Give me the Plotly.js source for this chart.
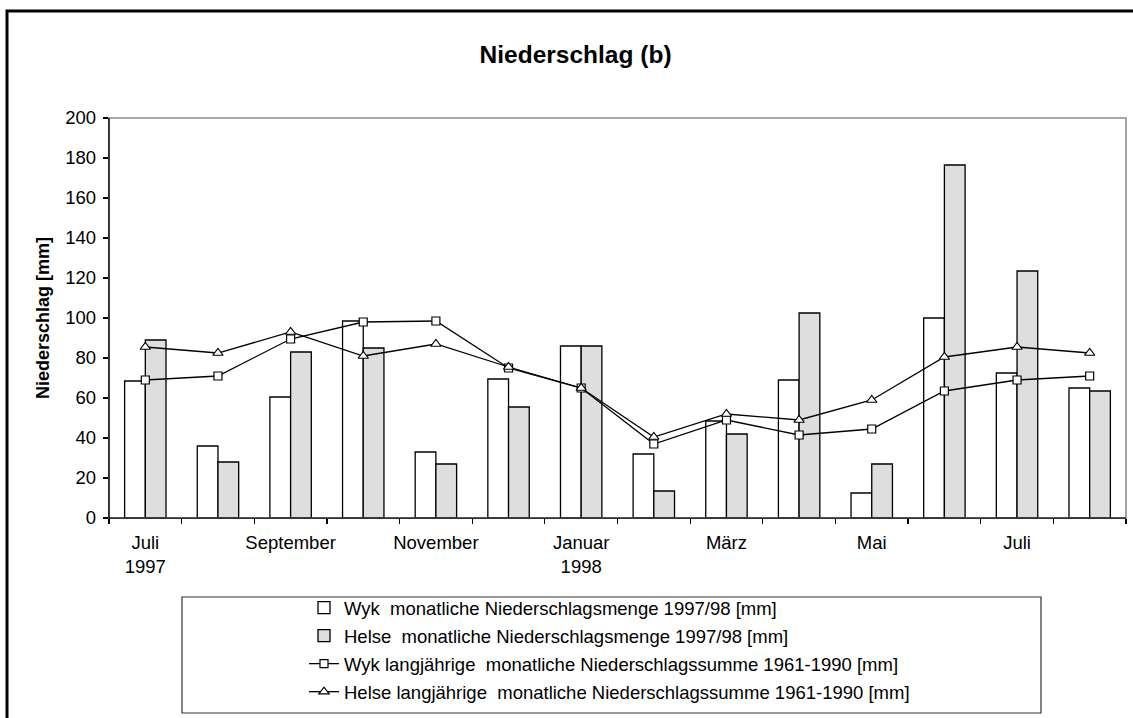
<!DOCTYPE html>
<html>
<head>
<meta charset="utf-8">
<script src="https://cdn.plot.ly/plotly-3.0.1.min.js"></script>
<style>html,body{margin:0;padding:0;background:#fff;overflow:hidden;width:1133px;height:718px;}#chart{width:1133px;height:718px;overflow:hidden;position:relative;}</style>
</head>
<body>
<div id="chart"></div>
<script>
// Months Juli 1997 .. August 1998
var months = ["Jul 1997","Aug 1997","Sep 1997","Okt 1997","Nov 1997","Dez 1997","Jan 1998","Feb 1998","Mär 1998","Apr 1998","Mai 1998","Jun 1998","Jul 1998","Aug 1998"];
var wykMonthly   = [68.5, 36, 60.5, 98.5, 33, 69.5, 86, 32, 48.5, 69, 12.5, 100, 72.5, 65];
var helseMonthly = [89, 28, 83, 85, 27, 55.5, 86, 13.5, 42, 102.5, 27, 176.5, 123.5, 63.5];
var wykLongTerm   = [69, 71, 89.5, 98, 98.5, 75, 65, 37, 49, 41.5, 44.5, 63.5, 69, 71];
var helseLongTerm = [85.5, 82.5, 93, 81, 87, 75.5, 65, 40.5, 52, 49, 59, 80.5, 85.5, 82.5];
var tickMonthIdx  = [0, 2, 4, 6, 8, 10, 12];
var tickLabels    = ["Juli<br>1997", "September", "November", "Januar<br>1998", "März", "Mai", "Juli"];
var seriesNames = [
  "Wyk\u00a0 monatliche Niederschlagsmenge 1997/98 [mm]",
  "Helse\u00a0 monatliche Niederschlagsmenge 1997/98 [mm]",
  "Wyk langjährige\u00a0 monatliche Niederschlagssumme 1961-1990 [mm]",
  "Helse langjährige\u00a0 monatliche Niederschlagssumme 1961-1990 [mm]"
];

var xIdx = months.map(function(m, i){ return i; });
var FONT = "Liberation Sans, Arial, sans-serif";

var traces = [
  {type:"bar", x:xIdx, y:wykMonthly, name:seriesNames[0], legendgroup:"a",
   marker:{color:"#ffffff", line:{color:"#000000", width:1.3}}},
  {type:"bar", x:xIdx, y:helseMonthly, name:seriesNames[1], legendgroup:"b",
   marker:{color:"#dedede", line:{color:"#000000", width:1.3}}},
  {type:"scatter", mode:"lines+markers", x:xIdx, y:wykLongTerm, name:seriesNames[2], legendgroup:"c",
   line:{color:"#000000", width:1.3},
   marker:{symbol:"square", size:8, color:"#ffffff", line:{color:"#000000", width:1.2}}},
  {type:"scatter", mode:"lines+markers", x:xIdx, y:helseLongTerm, name:seriesNames[3], legendgroup:"d",
   line:{color:"#000000", width:1.3},
   marker:{symbol:"triangle-up", size:9, color:"#ffffff", line:{color:"#000000", width:1.2}}}
];

var L = 109, R = 1126, T = 118, B = 518;
function px(x){ return (x - L) / (R - L); }
function py(y){ return (B - y) / (B - T); }

var layout = {
  width:1133, height:718,
  margin:{l:L, r:1133-R, t:T, b:718-B, pad:0},
  paper_bgcolor:"#ffffff", plot_bgcolor:"#ffffff",
  font:{family:FONT, size:18.5, color:"#000000"},
  title:{text:"<b>Niederschlag (b)</b>", font:{family:FONT, size:24.5, color:"#000"},
         x:0.508, xref:"container", xanchor:"center", y:1-54/718, yref:"container", yanchor:"middle"},
  barmode:"group", bargap:0.43, bargroupgap:0,
  showlegend:true,
  legend:{x:px(304), xanchor:"left", y:py(589), yanchor:"top", bgcolor:"rgba(0,0,0,0)",
          borderwidth:0, tracegroupgap:1, font:{family:FONT, size:18.5, color:"#000"}},
  xaxis:{range:[-0.5, 13.5], tickmode:"array", tickvals:tickMonthIdx, ticktext:tickLabels,
         ticks:"", ticklabelstandoff:8, showgrid:false, zeroline:false, showline:true, linecolor:"#000", linewidth:1.2,
         tickfont:{family:FONT, size:18.5, color:"#000"}, automargin:false, fixedrange:true,
         minor:{tick0:-0.5, dtick:1, ticks:"outside", ticklen:5, tickwidth:1.2, tickcolor:"#000", showgrid:false}},
  yaxis:{range:[0, 200], tickmode:"linear", tick0:0, dtick:20, ticks:"outside", ticklen:5, tickwidth:1.2,
         tickcolor:"#000", ticklabelstandoff:3, showgrid:false, zeroline:false, showline:true, linecolor:"#000", linewidth:1.2,
         tickfont:{family:FONT, size:18.5, color:"#000"}, automargin:false, fixedrange:true,
         title:{text:"<b>Niederschlag [mm]</b>", font:{family:FONT, size:18, color:"#000"}, standoff:11}},
  shapes:[
    {type:"rect", xref:"paper", yref:"paper", x0:0, x1:1, y0:0, y1:1, line:{color:"#8c8c8c", width:1.6}, layer:"above"},
    {type:"line", xref:"paper", yref:"paper", x0:0, x1:0, y0:0, y1:1, line:{color:"#000", width:1.2}, layer:"above"},
    {type:"line", xref:"paper", yref:"paper", x0:0, x1:1, y0:0, y1:0, line:{color:"#000", width:1.2}, layer:"above"},
    {type:"rect", xref:"paper", yref:"paper", x0:px(182), x1:px(1041), y0:py(713), y1:py(597), line:{color:"#333", width:1.2}, layer:"above"},
    {type:"rect", xref:"paper", yref:"paper", x0:px(7), x1:px(1137), y0:py(722), y1:py(11), line:{color:"#000", width:3}, layer:"above"}
  ]
};

Plotly.newPlot("chart", traces, layout, {displayModeBar:false, staticPlot:true});
</script>
</body>
</html>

+ + +

§ Task instructions
Except for the pictures, give all the material above again verbatim.

§ Reply
Give me the Plotly.js source for this chart.
<!DOCTYPE html>
<html>
<head>
<meta charset="utf-8">
<script src="https://cdn.plot.ly/plotly-3.0.1.min.js"></script>
<style>html,body{margin:0;padding:0;background:#fff;overflow:hidden;width:1133px;height:718px;}#chart{width:1133px;height:718px;overflow:hidden;position:relative;}</style>
</head>
<body>
<div id="chart"></div>
<script>
// Months Juli 1997 .. August 1998
var months = ["Jul 1997","Aug 1997","Sep 1997","Okt 1997","Nov 1997","Dez 1997","Jan 1998","Feb 1998","Mär 1998","Apr 1998","Mai 1998","Jun 1998","Jul 1998","Aug 1998"];
var wykMonthly   = [68.5, 36, 60.5, 98.5, 33, 69.5, 86, 32, 48.5, 69, 12.5, 100, 72.5, 65];
var helseMonthly = [89, 28, 83, 85, 27, 55.5, 86, 13.5, 42, 102.5, 27, 176.5, 123.5, 63.5];
var wykLongTerm   = [69, 71, 89.5, 98, 98.5, 75, 65, 37, 49, 41.5, 44.5, 63.5, 69, 71];
var helseLongTerm = [85.5, 82.5, 93, 81, 87, 75.5, 65, 40.5, 52, 49, 59, 80.5, 85.5, 82.5];
var tickMonthIdx  = [0, 2, 4, 6, 8, 10, 12];
var tickLabels    = ["Juli<br>1997", "September", "November", "Januar<br>1998", "März", "Mai", "Juli"];
var seriesNames = [
  "Wyk\u00a0 monatliche Niederschlagsmenge 1997/98 [mm]",
  "Helse\u00a0 monatliche Niederschlagsmenge 1997/98 [mm]",
  "Wyk langjährige\u00a0 monatliche Niederschlagssumme 1961-1990 [mm]",
  "Helse langjährige\u00a0 monatliche Niederschlagssumme 1961-1990 [mm]"
];

var xIdx = months.map(function(m, i){ return i; });
var FONT = "Liberation Sans, Arial, sans-serif";

var traces = [
  {type:"bar", x:xIdx, y:wykMonthly, name:seriesNames[0], legendgroup:"a",
   marker:{color:"#ffffff", line:{color:"#000000", width:1.3}}},
  {type:"bar", x:xIdx, y:helseMonthly, name:seriesNames[1], legendgroup:"b",
   marker:{color:"#dedede", line:{color:"#000000", width:1.3}}},
  {type:"scatter", mode:"lines+markers", x:xIdx, y:wykLongTerm, name:seriesNames[2], legendgroup:"c",
   line:{color:"#000000", width:1.3},
   marker:{symbol:"square", size:8, color:"#ffffff", line:{color:"#000000", width:1.2}}},
  {type:"scatter", mode:"lines+markers", x:xIdx, y:helseLongTerm, name:seriesNames[3], legendgroup:"d",
   line:{color:"#000000", width:1.3},
   marker:{symbol:"triangle-up", size:9, color:"#ffffff", line:{color:"#000000", width:1.2}}}
];

var L = 109, R = 1126, T = 118, B = 518;
function px(x){ return (x - L) / (R - L); }
function py(y){ return (B - y) / (B - T); }

var layout = {
  width:1133, height:718,
  margin:{l:L, r:1133-R, t:T, b:718-B, pad:0},
  paper_bgcolor:"#ffffff", plot_bgcolor:"#ffffff",
  font:{family:FONT, size:18.5, color:"#000000"},
  title:{text:"<b>Niederschlag (b)</b>", font:{family:FONT, size:24.5, color:"#000"},
         x:0.508, xref:"container", xanchor:"center", y:1-54/718, yref:"container", yanchor:"middle"},
  barmode:"group", bargap:0.43, bargroupgap:0,
  showlegend:true,
  legend:{x:px(304), xanchor:"left", y:py(589), yanchor:"top", bgcolor:"rgba(0,0,0,0)",
          borderwidth:0, tracegroupgap:1, font:{family:FONT, size:18.5, color:"#000"}},
  xaxis:{range:[-0.5, 13.5], tickmode:"array", tickvals:tickMonthIdx, ticktext:tickLabels,
         ticks:"", ticklabelstandoff:8, showgrid:false, zeroline:false, showline:true, linecolor:"#000", linewidth:1.2,
         tickfont:{family:FONT, size:18.5, color:"#000"}, automargin:false, fixedrange:true,
         minor:{tick0:-0.5, dtick:1, ticks:"outside", ticklen:5, tickwidth:1.2, tickcolor:"#000", showgrid:false}},
  yaxis:{range:[0, 200], tickmode:"linear", tick0:0, dtick:20, ticks:"outside", ticklen:5, tickwidth:1.2,
         tickcolor:"#000", ticklabelstandoff:3, showgrid:false, zeroline:false, showline:true, linecolor:"#000", linewidth:1.2,
         tickfont:{family:FONT, size:18.5, color:"#000"}, automargin:false, fixedrange:true,
         title:{text:"<b>Niederschlag [mm]</b>", font:{family:FONT, size:18, color:"#000"}, standoff:11}},
  shapes:[
    {type:"rect", xref:"paper", yref:"paper", x0:0, x1:1, y0:0, y1:1, line:{color:"#8c8c8c", width:1.6}, layer:"above"},
    {type:"line", xref:"paper", yref:"paper", x0:0, x1:0, y0:0, y1:1, line:{color:"#000", width:1.2}, layer:"above"},
    {type:"line", xref:"paper", yref:"paper", x0:0, x1:1, y0:0, y1:0, line:{color:"#000", width:1.2}, layer:"above"},
    {type:"rect", xref:"paper", yref:"paper", x0:px(182), x1:px(1041), y0:py(713), y1:py(597), line:{color:"#333", width:1.2}, layer:"above"},
    {type:"rect", xref:"paper", yref:"paper", x0:px(7), x1:px(1137), y0:py(722), y1:py(11), line:{color:"#000", width:3}, layer:"above"}
  ]
};

Plotly.newPlot("chart", traces, layout, {displayModeBar:false, staticPlot:true});
</script>
</body>
</html>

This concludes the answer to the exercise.